Toolkit for Generating and Augmenting Hungarian Handwritten Text Recognition Dataset
DOI:
https://doi.org/10.65204/djes.v3i1.315Keywords:
Handwritten text recognition, Hungarian HTR dataset, Deep Learning,, Culture Heritages, DigitizationAbstract
Handwritten Text Recognition (HTR) in low-resource languages, such as Hungarian, faces persistent challenges due to the limited availability of high-quality datasets. This paper introduces the HuHTR-Toolkit, an open-source framework for generating and augmenting Hungarian HTR datasets. The toolkit generates realistic handwritten text images from open-source corpora, enabling the creation of large-scale datasets and offering a wide range of augmentation techniques including mathematical, chromatic, and style-based transformations to enhance model robustness.
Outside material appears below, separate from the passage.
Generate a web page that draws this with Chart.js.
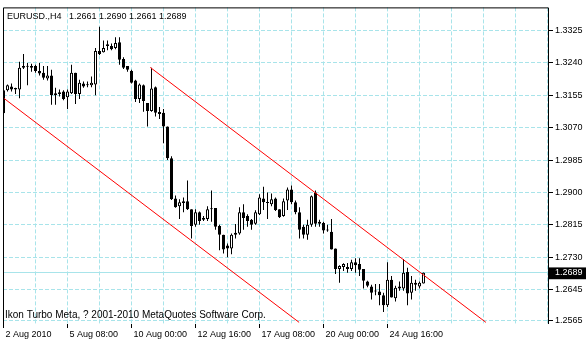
<!DOCTYPE html>
<html lang="en">
<head>
<meta charset="UTF-8">
<title>EURUSD H4</title>
<script src="https://cdn.jsdelivr.net/npm/chart.js"></script>
<style>
    body { margin: 0; background: #fff; }
    .wrap { width: 586px; height: 340px; position: relative; }
</style>
</head>
<body>
<div class="wrap"><canvas id="chart"></canvas></div>
<script>
// H4 bars (bar index 0 = first bar on the left)
const opens = [
    1.3108,1.3168,1.3178,1.3174,1.3170,1.3227,1.3232,1.3232,1.3232,1.3219,
    1.3214,1.3199,1.3207,1.3155,1.3163,1.3165,1.3150,1.3160,1.3214,1.3158,
    1.3186,1.3183,1.3181,1.3183,1.3271,1.3268,1.3289,1.3284,1.3279,1.3294,
    1.3250,1.3232,1.3219,1.3194,1.3145,1.3181,1.3135,1.3114,1.3176,1.3111,
    1.3109,1.3073,1.2990,1.2884,1.2864,1.2877,1.2877,1.2856,1.2815,1.2848,
    1.2833,1.2830,1.2856,1.2859,1.2812,1.2789,1.2761,1.2753,1.2794,1.2792,
    1.2848,1.2838,1.2828,1.2818,1.2843,1.2884,1.2874,1.2869,1.2884,1.2856,
    1.2838,1.2879,1.2908,1.2874,1.2848,1.2810,1.2789,1.2815,1.2900,1.2823,
    1.2820,1.2802,1.2797,1.2753,1.2699,1.2704,1.2704,1.2699,1.2717,1.2712,
    1.2699,1.2666,1.2653,1.2642,1.2640,1.2630,1.2604,1.2671,1.2622,1.2653,
    1.2648,1.2691,1.2637,1.2663,1.2653,1.2661
];
const highs = [
    1.3196,1.3183,1.3186,1.3175,1.3243,1.3263,1.3240,1.3238,1.3235,1.3240,
    1.3232,1.3232,1.3222,1.3175,1.3170,1.3168,1.3170,1.3235,1.3214,1.3196,
    1.3191,1.3191,1.3204,1.3279,1.3335,1.3299,1.3299,1.3291,1.3307,1.3307,
    1.3255,1.3232,1.3222,1.3196,1.3186,1.3183,1.3135,1.3227,1.3178,1.3124,
    1.3119,1.3073,1.2995,1.2892,1.2882,1.2887,1.2931,1.2856,1.2856,1.2850,
    1.2838,1.2864,1.2905,1.2859,1.2815,1.2789,1.2766,1.2792,1.2817,1.2861,
    1.2869,1.2843,1.2830,1.2853,1.2895,1.2915,1.2900,1.2897,1.2887,1.2856,
    1.2884,1.2913,1.2918,1.2879,1.2861,1.2815,1.2828,1.2892,1.2905,1.2828,
    1.2823,1.2815,1.2830,1.2753,1.2709,1.2714,1.2715,1.2723,1.2727,1.2727,
    1.2699,1.2668,1.2658,1.2660,1.2660,1.2637,1.2717,1.2681,1.2655,1.2666,
    1.2725,1.2702,1.2681,1.2671,1.2666,1.2690
];
const lows = [
    1.3105,1.3165,1.3165,1.3158,1.3147,1.3224,1.3181,1.3217,1.3214,1.3207,
    1.3196,1.3194,1.3130,1.3130,1.3152,1.3142,1.3119,1.3158,1.3132,1.3145,
    1.3175,1.3176,1.3176,1.3155,1.3261,1.3267,1.3273,1.3273,1.3276,1.3235,
    1.3224,1.3217,1.3186,1.3137,1.3135,1.3112,1.3073,1.3112,1.3099,1.3093,
    1.3029,1.2985,1.2880,1.2860,1.2830,1.2848,1.2854,1.2779,1.2810,1.2815,
    1.2825,1.2825,1.2823,1.2802,1.2748,1.2740,1.2730,1.2738,1.2779,1.2789,
    1.2802,1.2810,1.2802,1.2815,1.2841,1.2854,1.2830,1.2864,1.2851,1.2833,
    1.2836,1.2854,1.2869,1.2843,1.2779,1.2779,1.2776,1.2810,1.2810,1.2810,
    1.2792,1.2797,1.2750,1.2686,1.2663,1.2694,1.2689,1.2694,1.2689,1.2681,
    1.2648,1.2651,1.2619,1.2630,1.2604,1.2586,1.2599,1.2624,1.2614,1.2642,
    1.2642,1.2604,1.2619,1.2642,1.2648,1.2661
];
const closes = [
    1.3168,1.3181,1.3170,1.3170,1.3227,1.3232,1.3230,1.3227,1.3219,1.3212,
    1.3201,1.3207,1.3155,1.3160,1.3158,1.3145,1.3165,1.3214,1.3158,1.3188,
    1.3178,1.3181,1.3188,1.3271,1.3263,1.3279,1.3284,1.3276,1.3292,1.3248,
    1.3227,1.3222,1.3188,1.3145,1.3183,1.3140,1.3114,1.3173,1.3109,1.3106,
    1.3073,1.2990,1.2882,1.2861,1.2874,1.2872,1.2856,1.2812,1.2848,1.2825,
    1.2828,1.2856,1.2856,1.2810,1.2789,1.2750,1.2753,1.2789,1.2789,1.2848,
    1.2833,1.2825,1.2815,1.2848,1.2887,1.2874,1.2872,1.2882,1.2854,1.2835,
    1.2877,1.2908,1.2874,1.2848,1.2802,1.2789,1.2815,1.2890,1.2818,1.2818,
    1.2800,1.2800,1.2750,1.2699,1.2707,1.2712,1.2699,1.2717,1.2709,1.2697,
    1.2668,1.2655,1.2637,1.2640,1.2630,1.2604,1.2671,1.2624,1.2650,1.2648,
    1.2689,1.2635,1.2663,1.2658,1.2663,1.2689
];

// price scale labels on the right
const priceTicks = [1.2565, 1.2645, 1.2730, 1.2815, 1.2900, 1.2985, 1.3070, 1.3155, 1.3240, 1.3325];
const lastPrice = 1.2689;

// time labels (bar index -> text)
const timeTickBars = [0, 16, 32, 48, 64, 80, 96];
const timeTickLabels = ['2 Aug 2010', '5 Aug 08:00', '10 Aug 00:00', '12 Aug 16:00', '17 Aug 08:00', '20 Aug 00:00', '24 Aug 16:00'];

// trend channel (bar index, price)
const lowerTrend = [{x: 0.1, y: 1.3147}, {x: 73.9, y: 1.2559}];
const upperTrend = [{x: 36.7, y: 1.3228}, {x: 120.6, y: 1.2559}];

const headerText = 'EURUSD.,H4   1.2661 1.2690 1.2661 1.2689';
const footerText = 'Ikon Turbo Meta, ? 2001-2010 MetaQuotes Software Corp.';

const gridColor = '#a8e4ea';
const FONT = '"Liberation Sans", Arial, sans-serif';

const wickData = lows.map((l, i) => ({x: i, y: [l, highs[i]]}));
const bodyData = opens.map((o, i) => ({x: i, y: [o, closes[i]]}));

// frame and the two overlay texts
const framePlugin = {
    id: 'frame',
    afterDatasetsDraw(chart) {
        const {ctx, chartArea: a} = chart;
        ctx.save();
        ctx.strokeStyle = '#000';
        ctx.lineWidth = 1;
        ctx.beginPath();
        ctx.moveTo(a.left + 0.5, a.bottom);
        ctx.lineTo(a.left + 0.5, a.top + 0.5);
        ctx.lineTo(a.right - 0.5, a.top + 0.5);
        ctx.lineTo(a.right - 0.5, a.bottom);
        ctx.stroke();
        ctx.fillStyle = '#000';
        ctx.textBaseline = 'middle';
        ctx.font = '9px ' + FONT;
        ctx.fillText(headerText, a.left + 4, a.top + 9);
        ctx.font = '10px ' + FONT;
        ctx.fillText(footerText, a.left + 2, a.bottom - 9);
        ctx.restore();
    }
};

new Chart(document.getElementById('chart'), {
    type: 'bar',
    data: {
        datasets: [
            {
                type: 'line', data: lowerTrend, borderColor: '#ff0000', borderWidth: 1,
                pointRadius: 0, order: 0
            },
            {
                type: 'line', data: upperTrend, borderColor: '#ff0000', borderWidth: 1,
                pointRadius: 0, order: 0
            },
            {
                data: bodyData, grouped: false, order: 1,
                barThickness: 3, minBarLength: 1, inflateAmount: 0,
                borderWidth: 1, borderSkipped: false, borderColor: '#000',
                backgroundColor: ctx => closes[ctx.dataIndex] > opens[ctx.dataIndex] ? '#fff' : '#000'
            },
            {
                data: wickData, grouped: false, order: 2,
                barThickness: 1, inflateAmount: 0, borderWidth: 0,
                backgroundColor: '#000'
            }
        ]
    },
    options: {
        responsive: true,
        maintainAspectRatio: false,
        animation: false,
        events: [],
        layout: { padding: { left: 3, top: 2, right: 0, bottom: 0 } },
        plugins: { legend: { display: false }, tooltip: { enabled: false } },
        scales: {
            x: {
                type: 'linear',
                min: -0.125,
                max: 136.375,
                offset: false,
                afterBuildTicks: scale => {
                    const t = [];
                    for (let i = 0; i <= 136; i += 8) t.push({value: i});
                    scale.ticks = t;
                },
                afterFit: scale => { scale.height = 16; },
                grid: {
                    color: gridColor,
                    offset: false,
                    tickLength: 4,
                    tickColor: ctx => timeTickBars.includes(ctx.tick && ctx.tick.value) ? '#000' : 'rgba(0,0,0,0)'
                },
                border: { display: false, dash: [4, 2] },
                ticks: {
                    autoSkip: false,
                    maxRotation: 0,
                    align: 'start',
                    labelOffset: 2,
                    padding: 1,
                    color: '#000',
                    font: { family: FONT, size: 9 },
                    callback: v => {
                        const k = timeTickBars.indexOf(v);
                        return k >= 0 ? timeTickLabels[k] : '';
                    }
                }
            },
            y: {
                type: 'linear',
                position: 'right',
                min: 1.25547,
                max: 1.33856,
                afterBuildTicks: scale => {
                    scale.ticks = priceTicks.concat([lastPrice]).sort((a, b) => a - b).map(v => ({value: v}));
                },
                afterFit: scale => { scale.width = 37; },
                grid: {
                    color: gridColor,
                    tickLength: 4,
                    tickColor: '#000'
                },
                border: {
                    display: false,
                    dash: ctx => (ctx.tick && ctx.tick.value === lastPrice) ? [] : [4, 2]
                },
                ticks: {
                    autoSkip: false,
                    padding: 2,
                    font: { family: FONT, size: 9 },
                    color: ctx => ctx.tick.value === lastPrice ? '#fff' : '#000',
                    showLabelBackdrop: ctx => ctx.tick.value === lastPrice,
                    backdropColor: '#000',
                    backdropPadding: { top: 0, bottom: 1, left: 6, right: 5 },
                    callback: v => v.toFixed(4)
                }
            }
        }
    },
    plugins: [framePlugin]
});
</script>
</body>
</html>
Using the Belval HuHTR-Toolkit, we produced over three million synthetic text-image line pairs and evaluated their impact on transformer-based models. Data augmentation, the second approach to expanding data, applies image-processing techniques. Experimental results indicate that synthetic data with touch augmentation greatly improves character- and word-level accuracy, reducing reliance on costly human-annotated datasets. The toolkit and generated datasets are publicly available to support further research in low-resource HTR and cultural heritage digitization.